**What is being asked**
Pictures are not part of the copy. Retype the lines from the first one through the line that contains "import plotly.graph_objects as go".

————————

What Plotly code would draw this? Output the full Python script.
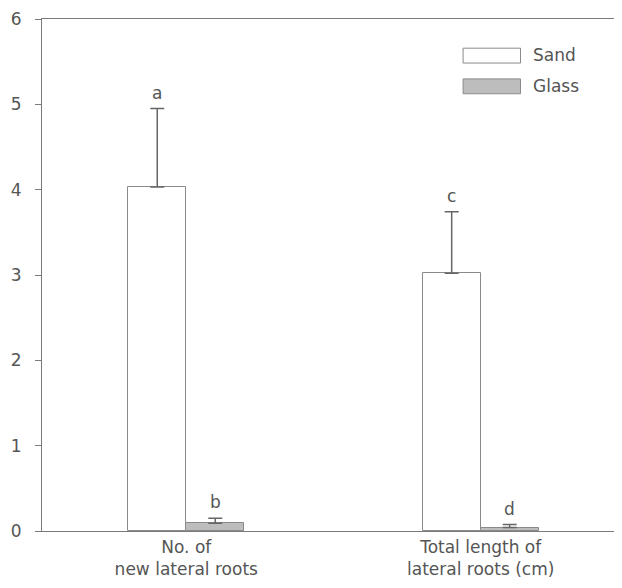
import plotly.graph_objects as go

categories = ["No. of<br>new lateral roots", "Total length of<br>lateral roots (cm)"]
series_names = ["Sand", "Glass"]
sand = [4.03, 3.02]
sand_err = [0.92, 0.72]
glass = [0.09, 0.04]
glass_err = [0.06, 0.035]
sand_letters = ["a", "c"]
glass_letters = ["b", "d"]
y_ticks = [0, 1, 2, 3, 4, 5, 6]

xpos = list(range(len(categories)))
W = 0.197
FONT = "DejaVu Sans, Liberation Sans, Arial, sans-serif"
FS = 17
TXT = "#555555"
LINE = "#7a7a7a"
fills = ["#ffffff", "#bdbdbd"]

fig = go.Figure()
for name, vals, errs, fill, off in [
    (series_names[0], sand, sand_err, fills[0], -W),
    (series_names[1], glass, glass_err, fills[1], 0.0),
]:
    fig.add_trace(go.Bar(
        x=xpos, y=vals, name=name, width=W, offset=off,
        marker=dict(color=fill, line=dict(color="#8a8a8a", width=1)),
        error_y=dict(type="data", symmetric=False, array=errs,
                     arrayminus=[0] * len(errs), color="#666666",
                     thickness=1.5, width=7),
        showlegend=False,
    ))

# significance letters
for vals, errs, letters, off in [(sand, sand_err, sand_letters, -W / 2),
                                 (glass, glass_err, glass_letters, W / 2)]:
    for i, (v, e, l) in enumerate(zip(vals, errs, letters)):
        fig.add_annotation(x=xpos[i] + off, y=v + e, text=l, showarrow=False,
                           yanchor="bottom", yshift=4,
                           font=dict(family=FONT, size=FS, color=TXT))

# custom legend (wide swatches)
leg = [(0.943, 0.914, 0.930), (0.883, 0.854, 0.869)]
for (y1, y0, yt), name, fill in zip(leg, series_names, fills):
    fig.add_shape(type="rect", xref="paper", yref="paper",
                  x0=0.726, x1=0.825, y0=y0, y1=y1,
                  fillcolor=fill, line=dict(color="#8a8a8a", width=1))
    fig.add_annotation(xref="paper", yref="paper", x=0.843, y=yt, text=name,
                       showarrow=False, xanchor="left", yanchor="middle",
                       font=dict(family=FONT, size=FS, color=TXT))

fig.update_layout(
    width=622, height=588,
    margin=dict(l=34, r=8, t=11, b=65),
    paper_bgcolor="white", plot_bgcolor="white",
    font=dict(family=FONT, size=FS, color=TXT),
    bargap=0,
)
fig.update_xaxes(
    range=[-0.49, 1.48], tickvals=xpos, ticktext=categories,
    showgrid=False, zeroline=False, ticks="", automargin=False,
    showline=True, linecolor=LINE, linewidth=1.2, mirror=True,
    tickfont=dict(family=FONT, size=FS, color=TXT),
)
fig.update_yaxes(
    range=[0, 6], tickvals=y_ticks, showgrid=False, zeroline=False,
    ticks="outside", ticklen=6, tickcolor=LINE, ticklabelstandoff=10,
    automargin=False,
    showline=True, linecolor=LINE, linewidth=1.2, mirror=True,
    tickfont=dict(family=FONT, size=FS, color=TXT),
)

fig.write_html("out.html")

————————

**Answer**
What Plotly code would draw this? Output the full Python script.
import plotly.graph_objects as go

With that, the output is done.